A media advisory the Washington Blade received before the protest noted “mounting evidence of Rubio’s attempts to sabotage PEPFAR (the President’s Emergency Plan for AIDS Relief, U.S. bilateral AIDS program) and vital global health programs.” The press release specifically highlighted three specific points:

• Eliminating Centers for Disease Control’s (CDC) lifesaving PEPFAR programs, which currently support approximately 12 million people on HIV treatment across 51 countries. Instead, Rubio intends to dismantle CDC’s current PEPFAR role and stamp out their global footprint in disease outbreak and surveillance for pandemics beyond HIV. Experts including eight former CDC Directors under Republican and Democratic administrations have spoken out against this effort to dismantle PEPFAR. Recent PEPFAR data showed sharp decreases in the numbers of people newly tested, diagnosed, and treated for HIV, but these data would have been even worse if not for CDC’s PEPFAR programs.

• Withholding $2 billion in Congressionally appropriated FY25 funding, including $330 million to combat HIV, $250 million to fight malaria, $320 million for maternal and child health programs, and nearly $650 million in global health security programs.

• Negotiating secret bilateral deals blackmailing African governments by demanding access to critical mineral wealth as a condition of access to HIV treatment and prevention funding.

The groups have staged several protests against the Trump-Vance administration’s HIV/AIDS policies since it took office.

Rubio on Jan. 28, 2025, issued a waiver that allowed PEPFAR and other “life-saving humanitarian assistance” programs to continue to operate during a freeze on nearly all U.S. foreign aid spending. HIV/AIDS service providers around the world with whom the Blade has spoken say PEPFAR cuts and the loss of funding from the U.S. Agency for International Development, which officially closed on July 1, 2025, has severely impacted their work.

The State Department last September announced PEPFAR will distribute lenacapavir in countries with high prevalence rates.

The New York Times last summer reported Vought “apportioned” only $2.9 billion of $6 billion that Congress set aside for PEPFAR for fiscal year 2025. (PEPFAR in the coming fiscal year will use funds allocated in fiscal year 2024.)

Bipartisan opposition in the U.S. Senate prompted the Trump-Vance administration last July withdraw a proposal to cut $400 million from PEPFAR’s budget. Vought a few weeks later said he would use a “pocket rescission” to cancel $4.9 billion for HIV/AIDS prevention and global health programs and other foreign aid assistance initiatives that Congress had already approved.

The White House in January expanded the global gag rule to ban U.S. foreign aid for groups that promote “gender ideology.” President Ronald Reagan in 1985 implemented the original regulation, also known as the “Mexico City” policy, which bans U.S. foreign aid for groups that support abortion and/or offer abortion-related services. Advocacy groups insist the expanded rule will adversely impact HIV prevention efforts around the world.

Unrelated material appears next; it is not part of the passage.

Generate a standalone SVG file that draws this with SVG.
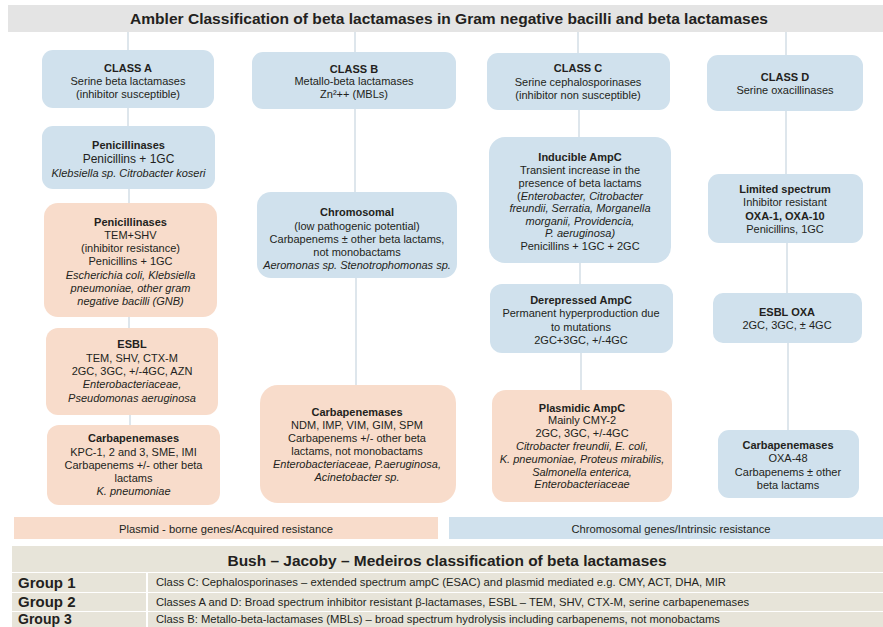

“Congress must stop Secretary Rubio before he dismantles PEPFAR,” said Treatment Action Group’s Kendall Martinez-Wright. “Rubio continues to defy the will of Congress and the American people who want this program restored and repaired. Under his leadership he is diverting funding and trying to eliminate the essential role of technical experts in global HIV and global health, while program performance is flailing.”